International Statistical Engineering Association
Topic: Measuring Stability and Robustness of Autonomous Driving Perception Systems Under Dynamic Conditions
Speaker: Liang Shi
Date: Thursday, August 13, 2026, 10:00 AM EST/ 7:00 AM PST/ 4:00 PM CEST
Abstract
Reliable perception is essential for autonomous driving systems, especially when vehicles operate under dynamic and adverse environmental conditions. Conventional evaluation metrics such as average precision, IoU, and F1 score are useful for static frame-level assessment, but they often fail to capture how perception reliability changes with distance, uncertainty, weather, and illumination. In this webinar, I will introduce Perception Characteristics Distance (PCD), an uncertainty-aware metric designed to quantify the maximum distance at which a perception system can consistently produce reliable detections under a specified decision rule.

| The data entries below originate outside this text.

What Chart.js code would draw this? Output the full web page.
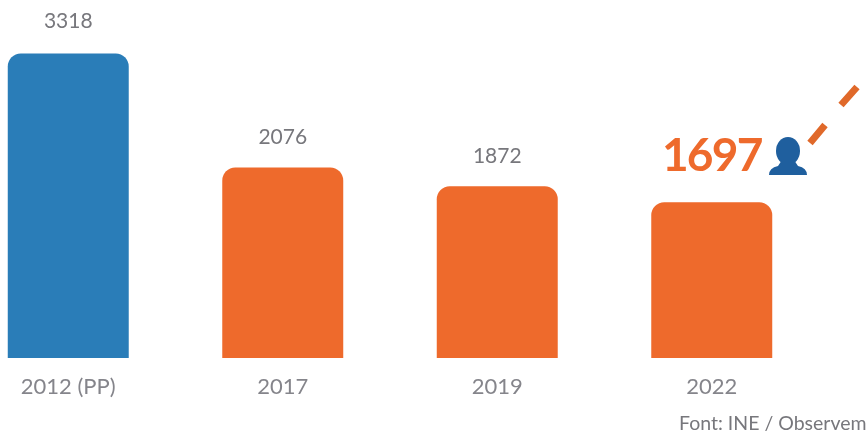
<!DOCTYPE html>
<html>
<head>
<meta charset="utf-8">
<style>
  html, body { margin: 0; padding: 0; background: #fff; overflow: hidden; }
  /* first bar sits close to the left edge, so the canvas starts off-page */
  #myChart { position: absolute; left: -39px; top: 0; filter: blur(0.5px); }
</style>
</head>
<body>
<canvas id="myChart" width="907" height="437"></canvas>
<script src="https://cdn.jsdelivr.net/npm/chart.js@4"></script>
<script>
var categories = ["2012 (PP)", "2017", "2019", "2022"];
var population = [3318, 2076, 1872, 1697];
var barColors = ["#2a7db8", "#ee6a2c", "#ee6a2c", "#ee6a2c"];
var sourceNote = "Font: INE / Observem";

// value labels, source note and the little person with the dashed line
var extras = {
  id: "extras",
  afterDraw: function (chart) {
    var ctx = chart.ctx;
    var bars = chart.getDatasetMeta(0).data;
    var gaps = [32, 30, 30];
    ctx.save();
    ctx.textAlign = "center";
    ctx.textBaseline = "middle";
    bars.forEach(function (bar, i) {
      if (i === bars.length - 1) return;
      ctx.font = "21px Lato";
      ctx.fillStyle = "#77777c";
      ctx.fillText(population[i], bar.x, bar.y - gaps[i]);
    });

    var last = bars[bars.length - 1];
    ctx.font = "bold 46px Lato";
    ctx.letterSpacing = "-1.8px";
    ctx.fillStyle = "#ee6a2c";
    ctx.fillText(population[3], last.x, last.y - 46);
    ctx.letterSpacing = "0px";

    ctx.textAlign = "left";
    ctx.font = "19.5px Lato";
    ctx.fillStyle = "#77777c";
    ctx.fillText(sourceNote, 718, 424);

    // person icon
    ctx.fillStyle = "#1f5f9e";
    ctx.beginPath();
    ctx.ellipse(827, 151, 12, 14, 0, 0, Math.PI * 2);
    ctx.fill();
    ctx.beginPath();
    ctx.moveTo(808, 175);
    ctx.quadraticCurveTo(808, 168, 817, 166);
    ctx.lineTo(821, 160);
    ctx.lineTo(833, 160);
    ctx.lineTo(837, 166);
    ctx.quadraticCurveTo(846, 168, 846, 175);
    ctx.closePath();
    ctx.fill();

    // dashed line going off to the top right
    ctx.strokeStyle = "#e0692a";
    ctx.lineWidth = 7;
    ctx.beginPath();
    ctx.moveTo(849, 143);
    ctx.lineTo(864, 125);
    ctx.moveTo(880, 105);
    ctx.lineTo(896, 87);
    ctx.stroke();
    ctx.restore();
  },
};

window.onload = function () {
  var ctx = document.getElementById("myChart").getContext("2d");
  new Chart(ctx, {
    type: "bar",
    data: {
      labels: categories,
      datasets: [
        {
          data: population,
          backgroundColor: barColors,
          borderRadius: { topLeft: 13, topRight: 13 },
          borderSkipped: "bottom",
          categoryPercentage: 1,
          barPercentage: 0.564,
        },
      ],
    },
    options: {
      responsive: false,
      animation: false,
      layout: { padding: { left: 0, right: 49, top: 0, bottom: 19 } },
      plugins: { legend: { display: false }, tooltip: { enabled: false } },
      scales: {
        x: {
          grid: { display: false },
          border: { display: false },
          afterFit: function (scale) {
            scale.height = 60;
          },
          ticks: {
            color: "#85858b",
            padding: 8,
            maxRotation: 0,
            font: { family: "Lato", size: 22 },
          },
        },
        y: { display: false, min: 0, max: 3900 },
      },
    },
    plugins: [extras],
  });
};
</script>
</body>
</html>
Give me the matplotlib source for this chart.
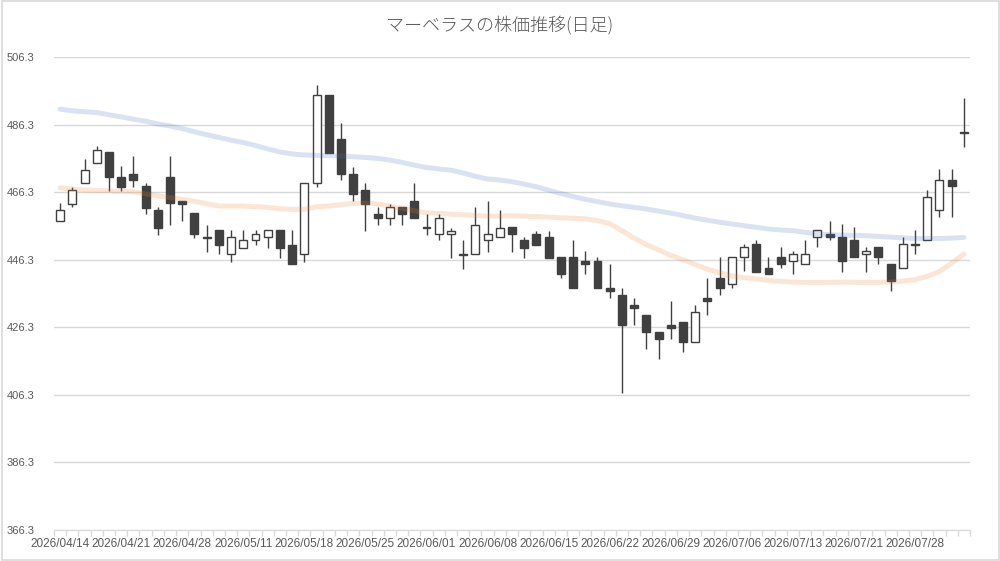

I will also discuss the SensorRainFall dataset, collected on the Virginia Smart Roads under controlled clear, rainy, daylight, night, and streetlight conditions, with manually annotated bounding boxes and segmentation masks for vehicle and pedestrian targets. Using benchmarks, I will show how PCD reveals important robustness characteristics that traditional metrics may overlook, and how this framework can support safer evaluation of perception systems for ADAS and autonomous driving applications.
Speaker Bio
Liang Shi is a Research Associate at the Virginia Tech Transportation Institute (VTTI), working in computer vision, machine learning, and transportation safety. He received his Ph.D. in Statistics from Virginia Tech and also holds a master’s degree in Computer Science. His research focuses on AI perception, vision-language models, naturalistic driving data, autonomous driving safety, and the evaluation of machine learning systems under real-world and safety-critical conditions. His recent work includes research on perception robustness for autonomous driving, synthetic and multimodal benchmarks for driving safety-critical events, and vision-language understanding of traffic safety scenarios. He is also an Adjunct Professor in the Department of Statistics at Virginia Tech.